Le cadre méthodologique avait pour objectif de donner au maximum la parole aux parents. La répartition, tout d’abord en deux populations distinctes d’enfants, s’est appuyée sur des résultats échelonnés d’un point de vue statistique. La sélection des plus "forts" et des plus "faibles" a permis le choix des parents. Leur rencontre a mis en évidence l’état des représentations et des actions mises en place avant le C.P. et celles qui ont cours. Toute l’analyse a été fondée pour trouver des explications les plus fines possibles, en s'orientant vers une description et une compréhension de la relation médiationnelle qui se jouait. Nous savons bien ce que parler veut dire et leurs propos, quels qu’ils soient, n’ont dévoilé qu’une partie, à l’étranger que nous étions, de ce qui pouvait être avouable. Cela n'a nullement empêché leur sincérité. L’analyse, à l’aide des critères choisis, opérationalisant les gestes de médiation, donne des arguments singuliers et ne s’apparente pas à une conception macrosociologique où, justement, ce qui est particulier à tel ou tel parent risque de se perdre dans un cadre chiffré plus global.

Il s’agissait plutôt, par notre hypothèse et la concrétisation en termes de gestes de médiation, de montrer, suivant les populations concernées, que des familles, dans le concret du quotidien, mettaient en place, à des niveaux de résolution divers, des gestes de médiation. Compte tenu des différents paramètres retenus, il est maintenant admis que l’appropriation des habiletés indispensables à l’acte lui-même dépend des conditions d’élaboration de l’apprentissage de l’acte lexique proposées par la famille avant que l’enfant n’entre en cours préparatoire. On remarque aussi que, lorsque la médiation parentale est porteuse d’un projet de sens congru à l’acte lexique, il y a réussite de l’enfant . Cette recherche a permis de mettre en évidence qu’apprendre à lire n’est pas un acte s’inscrivant exclusivement dans le champ linguistique, psychologique ou sociologique mais bien dans la complexité des relations entre les trois.

L’action parentale dans la relation enfant-acte lexique a donc bien un impact. Les parents l’aident peu ou prou à se l’approprier, en assurant une médiation entre l’écrit et lui.
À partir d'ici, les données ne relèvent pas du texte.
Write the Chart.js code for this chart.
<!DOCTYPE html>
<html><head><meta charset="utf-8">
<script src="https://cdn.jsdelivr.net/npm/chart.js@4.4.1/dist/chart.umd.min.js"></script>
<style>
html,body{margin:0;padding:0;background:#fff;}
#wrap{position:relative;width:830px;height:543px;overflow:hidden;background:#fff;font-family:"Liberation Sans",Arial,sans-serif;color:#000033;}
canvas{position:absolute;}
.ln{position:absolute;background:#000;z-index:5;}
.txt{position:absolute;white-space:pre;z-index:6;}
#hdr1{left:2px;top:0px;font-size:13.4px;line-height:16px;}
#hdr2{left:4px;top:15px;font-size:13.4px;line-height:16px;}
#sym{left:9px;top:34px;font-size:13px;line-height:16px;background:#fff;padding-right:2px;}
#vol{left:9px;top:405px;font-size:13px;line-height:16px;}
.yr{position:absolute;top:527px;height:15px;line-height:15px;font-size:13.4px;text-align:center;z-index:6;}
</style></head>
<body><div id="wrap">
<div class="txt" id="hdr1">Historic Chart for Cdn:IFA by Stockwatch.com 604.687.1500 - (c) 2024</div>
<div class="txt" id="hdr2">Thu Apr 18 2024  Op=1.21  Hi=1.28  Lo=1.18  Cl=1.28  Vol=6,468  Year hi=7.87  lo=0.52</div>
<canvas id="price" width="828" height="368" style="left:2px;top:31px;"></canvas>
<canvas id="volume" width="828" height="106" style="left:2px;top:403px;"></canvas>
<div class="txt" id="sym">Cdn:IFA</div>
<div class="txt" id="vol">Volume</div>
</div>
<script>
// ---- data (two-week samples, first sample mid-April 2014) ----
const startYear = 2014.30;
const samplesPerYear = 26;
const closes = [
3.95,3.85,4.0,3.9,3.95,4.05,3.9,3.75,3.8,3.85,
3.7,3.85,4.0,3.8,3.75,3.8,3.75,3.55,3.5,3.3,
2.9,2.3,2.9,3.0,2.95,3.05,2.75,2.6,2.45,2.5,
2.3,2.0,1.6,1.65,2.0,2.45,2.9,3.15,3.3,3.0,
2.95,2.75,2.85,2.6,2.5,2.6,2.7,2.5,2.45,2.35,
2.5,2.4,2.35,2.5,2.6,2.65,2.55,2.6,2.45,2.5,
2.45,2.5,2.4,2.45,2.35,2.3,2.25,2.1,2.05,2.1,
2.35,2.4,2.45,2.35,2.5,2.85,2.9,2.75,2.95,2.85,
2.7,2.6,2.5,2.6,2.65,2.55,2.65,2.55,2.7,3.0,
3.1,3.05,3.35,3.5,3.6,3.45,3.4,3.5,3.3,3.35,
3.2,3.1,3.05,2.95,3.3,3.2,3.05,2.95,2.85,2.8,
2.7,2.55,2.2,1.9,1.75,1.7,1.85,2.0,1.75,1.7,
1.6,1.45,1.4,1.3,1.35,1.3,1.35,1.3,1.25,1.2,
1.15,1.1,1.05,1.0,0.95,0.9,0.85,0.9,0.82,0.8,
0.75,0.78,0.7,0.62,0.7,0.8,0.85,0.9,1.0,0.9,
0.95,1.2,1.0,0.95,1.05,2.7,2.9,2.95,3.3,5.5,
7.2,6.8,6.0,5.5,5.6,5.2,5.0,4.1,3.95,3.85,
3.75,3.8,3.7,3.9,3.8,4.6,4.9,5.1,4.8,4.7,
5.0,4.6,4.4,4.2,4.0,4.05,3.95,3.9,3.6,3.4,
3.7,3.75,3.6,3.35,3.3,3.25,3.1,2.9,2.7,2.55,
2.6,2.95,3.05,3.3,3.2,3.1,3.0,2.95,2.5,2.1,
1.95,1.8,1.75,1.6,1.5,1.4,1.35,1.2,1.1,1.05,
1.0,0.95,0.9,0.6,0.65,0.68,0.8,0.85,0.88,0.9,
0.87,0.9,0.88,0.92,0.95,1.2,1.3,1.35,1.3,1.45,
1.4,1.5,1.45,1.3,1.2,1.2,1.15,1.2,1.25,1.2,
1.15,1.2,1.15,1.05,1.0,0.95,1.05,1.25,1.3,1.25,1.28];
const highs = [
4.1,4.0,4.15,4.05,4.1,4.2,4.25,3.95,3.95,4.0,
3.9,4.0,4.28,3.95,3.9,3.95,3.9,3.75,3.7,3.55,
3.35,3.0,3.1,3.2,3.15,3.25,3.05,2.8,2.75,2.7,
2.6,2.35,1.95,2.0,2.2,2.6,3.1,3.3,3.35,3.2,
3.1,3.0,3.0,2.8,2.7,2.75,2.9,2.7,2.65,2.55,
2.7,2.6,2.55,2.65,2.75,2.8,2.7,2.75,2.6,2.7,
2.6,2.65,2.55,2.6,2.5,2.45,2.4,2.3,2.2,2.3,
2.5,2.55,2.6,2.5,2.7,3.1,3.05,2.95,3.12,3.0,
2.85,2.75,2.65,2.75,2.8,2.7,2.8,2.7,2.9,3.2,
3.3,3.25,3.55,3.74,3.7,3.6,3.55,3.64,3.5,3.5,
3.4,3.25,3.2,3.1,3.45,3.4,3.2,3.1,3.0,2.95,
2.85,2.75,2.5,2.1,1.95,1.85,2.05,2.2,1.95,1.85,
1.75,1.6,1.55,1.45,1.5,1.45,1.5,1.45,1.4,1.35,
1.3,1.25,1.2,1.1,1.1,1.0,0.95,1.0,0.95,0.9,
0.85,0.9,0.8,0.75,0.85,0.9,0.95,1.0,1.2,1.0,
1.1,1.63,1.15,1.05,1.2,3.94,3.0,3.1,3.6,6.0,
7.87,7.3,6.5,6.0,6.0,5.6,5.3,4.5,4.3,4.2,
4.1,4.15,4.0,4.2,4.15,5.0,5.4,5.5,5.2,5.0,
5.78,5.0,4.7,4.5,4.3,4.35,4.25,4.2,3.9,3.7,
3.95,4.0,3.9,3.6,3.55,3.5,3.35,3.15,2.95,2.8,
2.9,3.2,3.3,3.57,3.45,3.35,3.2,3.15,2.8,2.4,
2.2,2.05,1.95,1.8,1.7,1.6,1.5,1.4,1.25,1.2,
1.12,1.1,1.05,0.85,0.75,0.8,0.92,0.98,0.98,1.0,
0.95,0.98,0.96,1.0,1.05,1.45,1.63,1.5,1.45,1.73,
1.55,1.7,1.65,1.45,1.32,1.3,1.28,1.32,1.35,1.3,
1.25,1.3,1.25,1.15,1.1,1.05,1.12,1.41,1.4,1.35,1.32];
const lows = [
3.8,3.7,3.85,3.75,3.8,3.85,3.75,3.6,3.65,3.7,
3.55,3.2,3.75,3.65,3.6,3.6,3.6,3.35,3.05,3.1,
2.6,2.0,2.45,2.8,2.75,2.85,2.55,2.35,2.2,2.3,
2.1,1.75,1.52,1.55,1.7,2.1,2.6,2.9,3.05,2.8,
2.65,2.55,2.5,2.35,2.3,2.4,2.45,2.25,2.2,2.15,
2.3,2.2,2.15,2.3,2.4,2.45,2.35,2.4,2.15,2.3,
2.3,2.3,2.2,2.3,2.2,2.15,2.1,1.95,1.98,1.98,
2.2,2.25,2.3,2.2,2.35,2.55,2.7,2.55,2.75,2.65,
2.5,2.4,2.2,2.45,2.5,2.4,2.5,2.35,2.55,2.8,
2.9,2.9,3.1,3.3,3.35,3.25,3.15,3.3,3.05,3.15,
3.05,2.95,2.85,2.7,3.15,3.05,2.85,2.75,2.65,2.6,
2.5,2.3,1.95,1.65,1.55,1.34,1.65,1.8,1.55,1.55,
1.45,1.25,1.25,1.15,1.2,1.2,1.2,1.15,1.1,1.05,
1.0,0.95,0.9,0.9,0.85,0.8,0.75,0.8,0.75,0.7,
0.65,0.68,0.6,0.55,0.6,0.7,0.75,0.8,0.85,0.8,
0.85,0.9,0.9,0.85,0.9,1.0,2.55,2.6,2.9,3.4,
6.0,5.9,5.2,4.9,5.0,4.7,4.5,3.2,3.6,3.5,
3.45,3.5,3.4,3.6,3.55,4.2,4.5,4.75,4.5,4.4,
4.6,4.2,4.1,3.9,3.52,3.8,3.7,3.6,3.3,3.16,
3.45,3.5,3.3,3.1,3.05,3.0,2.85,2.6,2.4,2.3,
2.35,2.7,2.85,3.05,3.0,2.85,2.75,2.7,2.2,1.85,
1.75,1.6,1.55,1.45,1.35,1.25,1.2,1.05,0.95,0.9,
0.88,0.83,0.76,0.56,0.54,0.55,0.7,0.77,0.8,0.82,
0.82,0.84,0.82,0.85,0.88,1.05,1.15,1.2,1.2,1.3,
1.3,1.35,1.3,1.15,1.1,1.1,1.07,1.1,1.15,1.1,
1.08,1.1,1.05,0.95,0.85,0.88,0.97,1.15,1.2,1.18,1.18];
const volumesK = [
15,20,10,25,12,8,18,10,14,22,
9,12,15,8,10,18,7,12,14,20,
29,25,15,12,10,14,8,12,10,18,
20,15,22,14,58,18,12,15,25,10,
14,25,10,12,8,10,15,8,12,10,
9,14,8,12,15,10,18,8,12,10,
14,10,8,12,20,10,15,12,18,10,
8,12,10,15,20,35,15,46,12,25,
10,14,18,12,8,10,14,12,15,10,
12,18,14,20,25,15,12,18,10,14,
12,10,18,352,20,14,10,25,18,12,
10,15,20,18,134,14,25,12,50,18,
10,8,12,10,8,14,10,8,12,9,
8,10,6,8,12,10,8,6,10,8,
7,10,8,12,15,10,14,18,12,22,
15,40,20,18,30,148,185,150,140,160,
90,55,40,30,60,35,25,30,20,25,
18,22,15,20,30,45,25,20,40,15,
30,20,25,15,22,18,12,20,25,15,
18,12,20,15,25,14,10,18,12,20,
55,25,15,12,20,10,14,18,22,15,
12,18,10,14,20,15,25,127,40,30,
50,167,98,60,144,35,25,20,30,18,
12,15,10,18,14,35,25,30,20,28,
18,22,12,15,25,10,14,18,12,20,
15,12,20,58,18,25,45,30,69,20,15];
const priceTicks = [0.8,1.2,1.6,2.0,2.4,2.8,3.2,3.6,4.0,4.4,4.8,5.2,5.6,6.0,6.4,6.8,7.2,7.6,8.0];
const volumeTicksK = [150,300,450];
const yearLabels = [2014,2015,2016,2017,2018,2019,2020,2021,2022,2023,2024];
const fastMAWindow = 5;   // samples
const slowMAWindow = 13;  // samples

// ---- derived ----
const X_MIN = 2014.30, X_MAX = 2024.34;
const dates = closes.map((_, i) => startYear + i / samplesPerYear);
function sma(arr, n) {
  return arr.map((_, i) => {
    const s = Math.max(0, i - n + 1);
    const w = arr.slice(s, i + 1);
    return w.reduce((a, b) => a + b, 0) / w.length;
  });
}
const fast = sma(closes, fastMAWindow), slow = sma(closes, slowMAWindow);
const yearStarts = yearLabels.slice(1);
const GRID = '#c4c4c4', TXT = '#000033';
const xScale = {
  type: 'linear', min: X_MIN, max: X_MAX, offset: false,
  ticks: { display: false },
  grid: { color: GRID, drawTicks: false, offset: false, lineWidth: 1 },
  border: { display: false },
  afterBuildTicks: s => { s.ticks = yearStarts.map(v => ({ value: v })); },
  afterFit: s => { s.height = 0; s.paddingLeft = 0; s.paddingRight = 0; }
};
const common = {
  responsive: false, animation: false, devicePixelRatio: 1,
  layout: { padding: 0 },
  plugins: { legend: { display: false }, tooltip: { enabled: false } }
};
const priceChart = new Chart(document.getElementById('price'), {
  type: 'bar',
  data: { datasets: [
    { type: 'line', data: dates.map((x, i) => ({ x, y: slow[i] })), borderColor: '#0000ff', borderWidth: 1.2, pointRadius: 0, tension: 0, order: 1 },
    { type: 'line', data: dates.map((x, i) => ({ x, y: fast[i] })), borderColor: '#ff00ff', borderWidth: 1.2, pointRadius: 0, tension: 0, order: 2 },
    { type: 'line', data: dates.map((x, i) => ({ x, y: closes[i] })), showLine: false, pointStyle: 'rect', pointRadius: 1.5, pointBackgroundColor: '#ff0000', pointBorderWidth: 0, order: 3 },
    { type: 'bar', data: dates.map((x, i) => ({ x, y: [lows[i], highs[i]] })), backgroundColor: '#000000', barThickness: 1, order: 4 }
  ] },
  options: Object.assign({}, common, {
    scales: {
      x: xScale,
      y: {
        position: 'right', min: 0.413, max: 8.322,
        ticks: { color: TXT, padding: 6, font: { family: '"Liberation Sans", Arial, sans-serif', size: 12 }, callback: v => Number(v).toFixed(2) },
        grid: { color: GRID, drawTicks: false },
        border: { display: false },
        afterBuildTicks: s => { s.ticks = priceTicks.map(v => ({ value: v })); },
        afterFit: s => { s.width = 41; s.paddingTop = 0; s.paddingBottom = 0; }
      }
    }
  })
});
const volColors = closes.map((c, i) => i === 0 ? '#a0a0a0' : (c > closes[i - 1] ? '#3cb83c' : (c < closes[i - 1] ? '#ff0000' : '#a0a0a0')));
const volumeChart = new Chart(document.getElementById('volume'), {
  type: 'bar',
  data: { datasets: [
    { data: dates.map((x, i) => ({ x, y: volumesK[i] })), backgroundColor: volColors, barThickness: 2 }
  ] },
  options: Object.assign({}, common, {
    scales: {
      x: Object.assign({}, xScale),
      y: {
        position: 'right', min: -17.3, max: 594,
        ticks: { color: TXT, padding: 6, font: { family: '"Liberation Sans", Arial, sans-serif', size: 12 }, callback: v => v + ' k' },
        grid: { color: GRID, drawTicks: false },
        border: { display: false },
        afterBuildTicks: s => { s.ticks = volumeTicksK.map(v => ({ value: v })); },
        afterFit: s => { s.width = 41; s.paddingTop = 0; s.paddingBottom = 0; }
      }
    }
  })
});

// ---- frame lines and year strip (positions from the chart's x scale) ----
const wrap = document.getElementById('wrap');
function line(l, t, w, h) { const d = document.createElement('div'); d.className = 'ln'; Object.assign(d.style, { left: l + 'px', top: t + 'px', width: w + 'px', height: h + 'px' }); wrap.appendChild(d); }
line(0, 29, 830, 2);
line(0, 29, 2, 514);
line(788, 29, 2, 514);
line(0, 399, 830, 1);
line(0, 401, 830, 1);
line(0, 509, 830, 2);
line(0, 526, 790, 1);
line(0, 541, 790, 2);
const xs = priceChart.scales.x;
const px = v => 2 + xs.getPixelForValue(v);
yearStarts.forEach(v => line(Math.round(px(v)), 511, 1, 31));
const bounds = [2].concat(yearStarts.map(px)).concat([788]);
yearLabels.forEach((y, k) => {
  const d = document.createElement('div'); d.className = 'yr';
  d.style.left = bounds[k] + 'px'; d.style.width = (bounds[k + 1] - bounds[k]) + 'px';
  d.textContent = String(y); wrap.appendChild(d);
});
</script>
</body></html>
Implicitement ou explicitement, ils mettent en œuvre un style, des postures éducatives, efficaces ou non qui s'inscrivent dans la durée entre la naissance et ses six ans. L’enfant non seulement se constitue un sens de l’écrit, mais il élabore en même temps des habiletés mentales (conscience phonologique, métalinguistique, repérage dans le temps et l’espace, construction de liens, capacité d’abstraction, discrimination etc.). Ainsi, il prend conscience de la valeur de l’écrit et de sa signification intrinsèque ; son être-au-monde ne peut qu’évoluer. D’une manière générale, plusieurs constats peuvent désormais être posés. Le tableau ci-dessous les synthétise.

  1. La participation de la famille dépend de ses représentations.
  2. La construction des liens avec l’acte lexique dépend des vécus.
  3. L’appropriation du code et du sens de l’acte lexique dépend du degré émotionnel du contexte familial.
  4. Du statut affectif et cognitif de l’enfant dans sa famille dépend sa réussite.
  5. La réussite dépend du respect de la filiation historique de l’enfant et du vécu "lectoral" de la famille.
  6. Le cadre socio-économique de la famille n’est pas un indice essentiel favorisant l’appropriation de l’acte lexique.
  7. Etre enfant d’enseignant favorise l’accès à la connaissance et au maniement de l’acte lexique.
  8. La réussite dépend de l’habitus culturel familial.